Early September saw the re-launch of the Future Morph website – a resource for students, teachers and parents which aims to redefine perceptions of the careers arising from studying science and maths.
Future Morph is the Science Council’s website designed to show that studying science and maths beyond the age of 16 isn’t just a one track road to a life in a lab – the skills and knowledge you gain are valuable in almost any career and will make you very employable.
The main features and layout of the site will remain the same, but the visuals and navigation have been improved to make it easier for users to find specific items. New features include a new blog page and a number of ongoing new themed areas.

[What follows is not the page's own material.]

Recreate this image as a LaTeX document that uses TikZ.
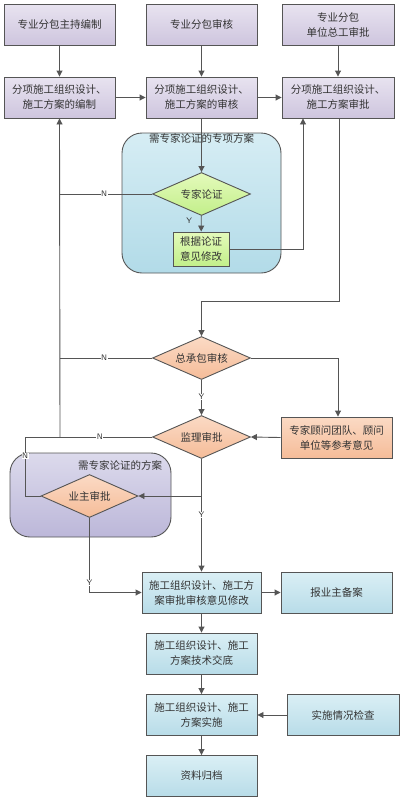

To coincide with the re-launch of Future Morph, the site will also house a brand new database of careers information links – the development of which has been led by the National STEM Centre. This will include all existing resources from the Future Morph database as well as a huge range of other resources from the eLibrary and other web portals, including websites, videos, resources and podcasts covering information, advice and guidance, career planning, job profiles, case studies, games and quizzes. Users will be able to search resources via target age, resource format, content partner, subject or tags in order to find the resource most appropriate for them.
New themed sections are currently in development to add a new dimension to the site. These will include Water, Food, Travel & tourism, Computers & IT, Imagining Different Tomorrows, Space, and Disasters (Natural Hazards).
Over the last 20 years we have seen dramatic changes occurring within the environment and the world around us, highlighting the need for an increase in the science workforce and those with science skills. The majority of people do realise that science is becoming increasingly important, but do they also realise that we will need a significant corresponding increase in the numbers of those with STEM skills who are able to tackle these high profile issues?
Who knows where science might take us in the next 10, 20 or even 50 years…The answers to these questions all lie with the future science workforce.
We must ensure that young people are given the opportunities to see that the science that they learn in school does have relevance to everyday life; can offer them a wide variety of career opportunities; and can open doors for them to a rewarding future career.